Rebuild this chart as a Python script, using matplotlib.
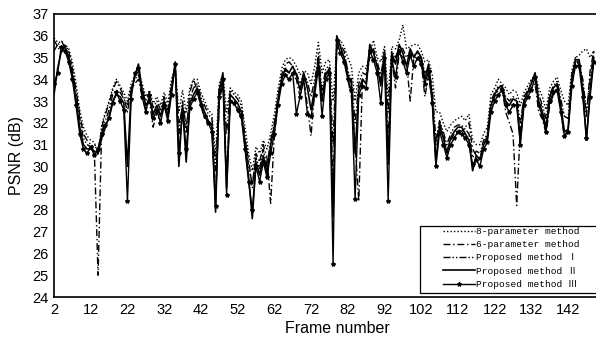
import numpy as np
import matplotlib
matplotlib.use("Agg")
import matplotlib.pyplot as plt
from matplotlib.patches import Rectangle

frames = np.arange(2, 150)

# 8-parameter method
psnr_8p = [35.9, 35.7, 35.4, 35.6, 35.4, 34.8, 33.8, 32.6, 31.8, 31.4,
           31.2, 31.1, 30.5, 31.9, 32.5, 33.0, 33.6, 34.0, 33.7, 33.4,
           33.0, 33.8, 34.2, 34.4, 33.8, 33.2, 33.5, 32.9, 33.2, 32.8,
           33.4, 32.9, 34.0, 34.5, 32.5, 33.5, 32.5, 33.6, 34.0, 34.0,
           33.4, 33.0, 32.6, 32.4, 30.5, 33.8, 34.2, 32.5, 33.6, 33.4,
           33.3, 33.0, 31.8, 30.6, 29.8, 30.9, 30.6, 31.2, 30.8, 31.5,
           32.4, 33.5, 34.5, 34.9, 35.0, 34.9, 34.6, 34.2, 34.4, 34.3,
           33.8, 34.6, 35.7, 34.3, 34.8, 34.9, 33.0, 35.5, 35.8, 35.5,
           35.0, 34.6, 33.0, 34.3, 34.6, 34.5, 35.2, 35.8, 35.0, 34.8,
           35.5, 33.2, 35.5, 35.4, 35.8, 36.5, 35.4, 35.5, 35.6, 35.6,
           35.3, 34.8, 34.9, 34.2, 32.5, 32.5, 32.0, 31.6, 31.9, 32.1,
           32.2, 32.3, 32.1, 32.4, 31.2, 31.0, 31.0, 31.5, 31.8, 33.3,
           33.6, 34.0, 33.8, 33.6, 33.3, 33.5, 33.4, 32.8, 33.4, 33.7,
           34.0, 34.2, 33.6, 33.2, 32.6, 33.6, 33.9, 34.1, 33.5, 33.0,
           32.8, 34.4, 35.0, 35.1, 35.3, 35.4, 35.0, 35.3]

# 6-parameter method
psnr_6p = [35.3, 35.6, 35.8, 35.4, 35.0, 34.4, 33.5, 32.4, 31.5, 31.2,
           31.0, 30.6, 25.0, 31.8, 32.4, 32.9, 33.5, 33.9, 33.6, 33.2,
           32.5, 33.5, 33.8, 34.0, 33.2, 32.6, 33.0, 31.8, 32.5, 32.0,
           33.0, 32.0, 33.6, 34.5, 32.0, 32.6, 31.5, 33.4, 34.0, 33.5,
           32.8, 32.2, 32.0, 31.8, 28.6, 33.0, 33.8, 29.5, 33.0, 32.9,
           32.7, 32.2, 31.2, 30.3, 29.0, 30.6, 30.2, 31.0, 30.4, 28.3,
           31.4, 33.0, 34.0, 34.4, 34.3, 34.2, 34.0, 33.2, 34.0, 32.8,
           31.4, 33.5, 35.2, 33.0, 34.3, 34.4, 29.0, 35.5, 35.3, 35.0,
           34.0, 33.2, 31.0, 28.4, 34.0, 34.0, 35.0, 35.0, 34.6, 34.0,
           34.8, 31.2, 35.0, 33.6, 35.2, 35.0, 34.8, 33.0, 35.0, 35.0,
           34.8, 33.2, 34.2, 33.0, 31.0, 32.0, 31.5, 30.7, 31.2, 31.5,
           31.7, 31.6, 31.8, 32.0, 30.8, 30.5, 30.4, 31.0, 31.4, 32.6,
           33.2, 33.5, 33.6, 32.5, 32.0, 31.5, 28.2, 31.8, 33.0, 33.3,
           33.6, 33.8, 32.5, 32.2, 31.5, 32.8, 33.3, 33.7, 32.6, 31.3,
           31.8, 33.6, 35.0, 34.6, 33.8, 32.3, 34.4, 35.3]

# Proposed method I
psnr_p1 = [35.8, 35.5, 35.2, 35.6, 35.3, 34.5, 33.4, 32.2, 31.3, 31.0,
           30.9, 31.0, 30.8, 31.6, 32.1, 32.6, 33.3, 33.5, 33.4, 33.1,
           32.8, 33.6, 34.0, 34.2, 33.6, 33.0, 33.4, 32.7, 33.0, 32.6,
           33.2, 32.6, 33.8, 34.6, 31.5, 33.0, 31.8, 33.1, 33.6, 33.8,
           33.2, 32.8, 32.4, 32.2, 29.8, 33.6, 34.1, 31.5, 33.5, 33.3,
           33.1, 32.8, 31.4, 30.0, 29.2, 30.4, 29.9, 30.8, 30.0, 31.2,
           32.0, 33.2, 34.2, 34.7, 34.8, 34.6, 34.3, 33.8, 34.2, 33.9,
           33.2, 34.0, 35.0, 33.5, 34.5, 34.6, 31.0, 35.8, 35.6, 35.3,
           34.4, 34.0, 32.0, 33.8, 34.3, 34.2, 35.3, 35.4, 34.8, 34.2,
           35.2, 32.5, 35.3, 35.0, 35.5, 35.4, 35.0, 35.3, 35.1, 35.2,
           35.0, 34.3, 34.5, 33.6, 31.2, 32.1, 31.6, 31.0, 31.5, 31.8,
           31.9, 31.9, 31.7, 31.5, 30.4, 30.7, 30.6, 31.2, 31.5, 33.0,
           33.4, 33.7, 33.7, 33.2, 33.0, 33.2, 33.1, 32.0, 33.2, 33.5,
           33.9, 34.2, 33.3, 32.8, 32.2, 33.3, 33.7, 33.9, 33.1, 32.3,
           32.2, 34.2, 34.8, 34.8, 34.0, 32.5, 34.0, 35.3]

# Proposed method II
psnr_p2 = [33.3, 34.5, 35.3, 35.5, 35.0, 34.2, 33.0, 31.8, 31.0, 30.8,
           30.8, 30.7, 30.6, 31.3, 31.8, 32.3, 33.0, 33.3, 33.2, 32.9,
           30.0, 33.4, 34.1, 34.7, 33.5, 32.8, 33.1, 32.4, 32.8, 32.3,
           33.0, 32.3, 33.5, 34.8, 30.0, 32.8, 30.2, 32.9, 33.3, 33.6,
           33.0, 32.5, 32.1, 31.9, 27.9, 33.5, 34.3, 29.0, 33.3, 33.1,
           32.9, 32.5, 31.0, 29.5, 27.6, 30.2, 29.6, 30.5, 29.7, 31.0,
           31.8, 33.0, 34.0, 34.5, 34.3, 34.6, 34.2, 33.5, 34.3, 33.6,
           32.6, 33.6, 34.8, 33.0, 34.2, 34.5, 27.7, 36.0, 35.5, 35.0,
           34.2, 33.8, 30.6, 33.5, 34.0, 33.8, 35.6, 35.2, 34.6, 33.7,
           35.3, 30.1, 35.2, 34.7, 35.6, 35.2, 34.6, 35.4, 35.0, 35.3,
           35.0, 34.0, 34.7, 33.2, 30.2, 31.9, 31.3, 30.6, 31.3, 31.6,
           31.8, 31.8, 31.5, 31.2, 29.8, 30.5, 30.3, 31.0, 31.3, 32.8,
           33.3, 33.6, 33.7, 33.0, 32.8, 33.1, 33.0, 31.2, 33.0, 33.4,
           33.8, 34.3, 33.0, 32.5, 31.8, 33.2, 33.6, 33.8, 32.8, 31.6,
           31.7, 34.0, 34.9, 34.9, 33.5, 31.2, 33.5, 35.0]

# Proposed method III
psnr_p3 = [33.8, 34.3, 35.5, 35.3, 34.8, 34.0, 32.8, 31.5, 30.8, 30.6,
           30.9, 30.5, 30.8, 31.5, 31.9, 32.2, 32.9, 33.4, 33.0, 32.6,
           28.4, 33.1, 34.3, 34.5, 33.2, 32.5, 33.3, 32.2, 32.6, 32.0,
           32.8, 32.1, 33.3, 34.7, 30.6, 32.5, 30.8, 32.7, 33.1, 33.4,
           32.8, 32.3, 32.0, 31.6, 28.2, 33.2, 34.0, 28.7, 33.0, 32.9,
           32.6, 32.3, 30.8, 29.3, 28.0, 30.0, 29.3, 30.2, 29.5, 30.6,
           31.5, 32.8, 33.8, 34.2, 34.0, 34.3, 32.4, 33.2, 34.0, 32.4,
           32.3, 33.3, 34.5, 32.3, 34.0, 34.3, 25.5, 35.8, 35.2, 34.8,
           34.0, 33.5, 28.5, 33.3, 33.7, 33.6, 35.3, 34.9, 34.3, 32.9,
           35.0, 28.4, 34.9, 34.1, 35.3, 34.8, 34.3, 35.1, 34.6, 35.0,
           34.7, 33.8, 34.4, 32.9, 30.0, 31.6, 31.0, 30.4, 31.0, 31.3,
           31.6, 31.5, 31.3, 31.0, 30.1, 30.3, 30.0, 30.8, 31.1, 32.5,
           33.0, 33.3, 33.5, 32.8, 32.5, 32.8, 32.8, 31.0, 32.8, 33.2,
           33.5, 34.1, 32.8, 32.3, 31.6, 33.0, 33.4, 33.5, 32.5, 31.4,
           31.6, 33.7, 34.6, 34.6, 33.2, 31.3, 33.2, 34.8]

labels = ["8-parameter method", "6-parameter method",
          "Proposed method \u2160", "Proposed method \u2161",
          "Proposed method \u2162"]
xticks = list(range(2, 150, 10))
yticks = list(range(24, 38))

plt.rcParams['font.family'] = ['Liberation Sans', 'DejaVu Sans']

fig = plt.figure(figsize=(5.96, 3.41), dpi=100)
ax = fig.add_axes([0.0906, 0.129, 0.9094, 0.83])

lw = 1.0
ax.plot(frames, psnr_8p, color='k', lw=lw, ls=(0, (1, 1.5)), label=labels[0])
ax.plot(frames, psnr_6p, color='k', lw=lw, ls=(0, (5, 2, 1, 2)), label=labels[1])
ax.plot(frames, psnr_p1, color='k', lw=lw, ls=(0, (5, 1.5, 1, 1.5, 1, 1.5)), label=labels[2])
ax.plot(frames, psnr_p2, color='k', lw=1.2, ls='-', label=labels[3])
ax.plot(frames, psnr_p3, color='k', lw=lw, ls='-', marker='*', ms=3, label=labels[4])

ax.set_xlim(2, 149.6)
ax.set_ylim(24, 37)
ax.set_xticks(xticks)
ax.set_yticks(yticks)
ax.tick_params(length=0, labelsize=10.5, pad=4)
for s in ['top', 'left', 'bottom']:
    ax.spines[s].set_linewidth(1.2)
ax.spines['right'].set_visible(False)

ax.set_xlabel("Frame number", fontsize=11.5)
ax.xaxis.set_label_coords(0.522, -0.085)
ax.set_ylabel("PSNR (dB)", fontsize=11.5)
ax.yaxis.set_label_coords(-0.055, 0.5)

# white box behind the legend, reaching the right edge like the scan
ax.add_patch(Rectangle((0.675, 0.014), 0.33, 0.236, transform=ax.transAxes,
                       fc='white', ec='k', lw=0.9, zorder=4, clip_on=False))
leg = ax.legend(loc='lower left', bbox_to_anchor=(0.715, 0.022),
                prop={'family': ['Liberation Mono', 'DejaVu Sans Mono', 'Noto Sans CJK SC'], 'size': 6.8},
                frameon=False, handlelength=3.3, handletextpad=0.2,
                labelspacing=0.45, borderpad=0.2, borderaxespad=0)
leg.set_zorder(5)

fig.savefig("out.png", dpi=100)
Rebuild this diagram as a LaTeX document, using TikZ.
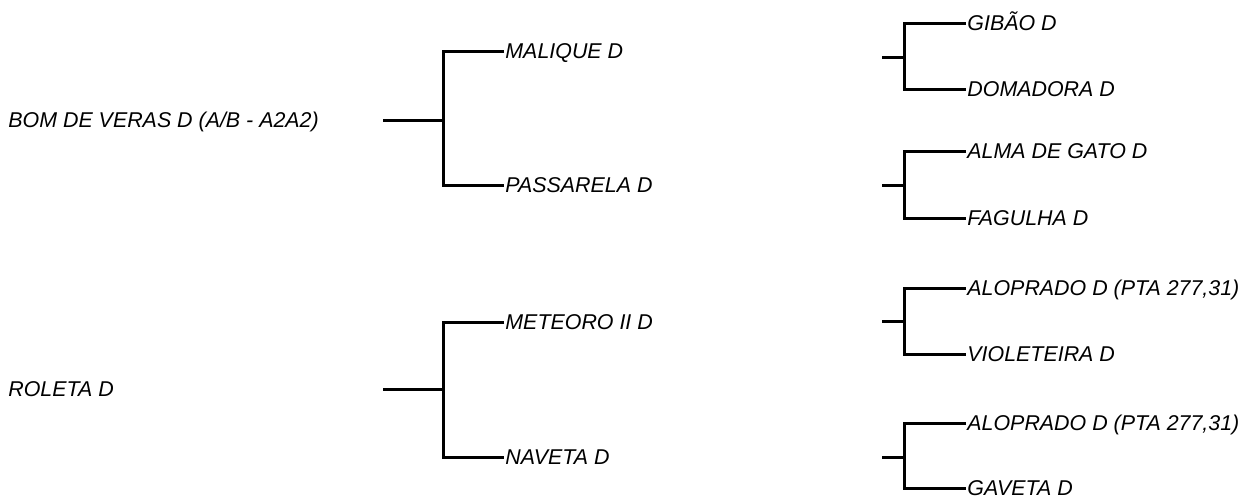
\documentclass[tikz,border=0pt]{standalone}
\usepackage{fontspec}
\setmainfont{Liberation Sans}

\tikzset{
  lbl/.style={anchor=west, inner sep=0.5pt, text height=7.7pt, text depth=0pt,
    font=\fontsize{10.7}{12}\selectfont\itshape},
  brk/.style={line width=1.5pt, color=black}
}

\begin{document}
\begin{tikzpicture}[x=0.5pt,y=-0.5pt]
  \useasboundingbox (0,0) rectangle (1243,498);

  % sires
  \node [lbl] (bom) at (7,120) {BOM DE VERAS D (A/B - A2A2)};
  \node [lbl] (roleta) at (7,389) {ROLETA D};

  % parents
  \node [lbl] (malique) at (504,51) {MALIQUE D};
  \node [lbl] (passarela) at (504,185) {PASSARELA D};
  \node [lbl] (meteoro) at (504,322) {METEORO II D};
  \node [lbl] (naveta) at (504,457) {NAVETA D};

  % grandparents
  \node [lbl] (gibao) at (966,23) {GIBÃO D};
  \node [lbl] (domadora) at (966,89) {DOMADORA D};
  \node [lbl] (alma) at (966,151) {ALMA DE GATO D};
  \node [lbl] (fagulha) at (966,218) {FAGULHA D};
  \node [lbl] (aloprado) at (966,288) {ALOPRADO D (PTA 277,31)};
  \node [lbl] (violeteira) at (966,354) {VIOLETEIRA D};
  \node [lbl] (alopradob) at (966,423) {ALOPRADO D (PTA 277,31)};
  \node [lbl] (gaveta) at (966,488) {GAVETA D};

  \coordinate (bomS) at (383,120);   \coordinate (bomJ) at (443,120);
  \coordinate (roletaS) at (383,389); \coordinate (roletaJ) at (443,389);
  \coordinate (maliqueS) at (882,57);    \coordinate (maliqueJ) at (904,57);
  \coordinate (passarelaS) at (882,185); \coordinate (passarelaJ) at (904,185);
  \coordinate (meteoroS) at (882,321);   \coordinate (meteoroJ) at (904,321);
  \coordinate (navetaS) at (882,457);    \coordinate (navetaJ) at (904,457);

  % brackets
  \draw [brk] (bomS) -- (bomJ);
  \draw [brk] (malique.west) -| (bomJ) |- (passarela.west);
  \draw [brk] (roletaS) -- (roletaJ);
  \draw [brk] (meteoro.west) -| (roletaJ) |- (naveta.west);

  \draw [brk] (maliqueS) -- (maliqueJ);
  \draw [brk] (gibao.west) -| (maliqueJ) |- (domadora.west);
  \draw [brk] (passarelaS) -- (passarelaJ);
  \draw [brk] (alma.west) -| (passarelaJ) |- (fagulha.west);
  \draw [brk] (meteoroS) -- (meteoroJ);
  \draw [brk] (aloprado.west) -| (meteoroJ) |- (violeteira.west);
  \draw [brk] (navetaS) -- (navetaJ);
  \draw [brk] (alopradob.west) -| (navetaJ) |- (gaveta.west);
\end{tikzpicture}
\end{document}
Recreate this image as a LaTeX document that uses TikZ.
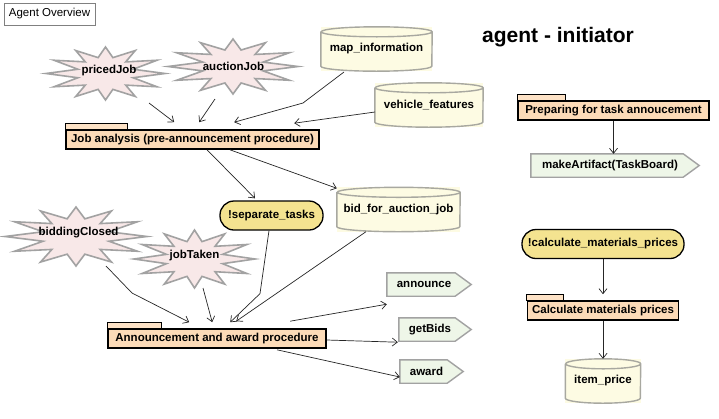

-*-

Print exactly the first line of the entries and every line after it through the one that contains "frames = np.arange(2, 150)", leaving the pictures out.

Rebuild this chart as a Python script, using matplotlib.
import numpy as np
import matplotlib
matplotlib.use("Agg")
import matplotlib.pyplot as plt
from matplotlib.patches import Rectangle

frames = np.arange(2, 150)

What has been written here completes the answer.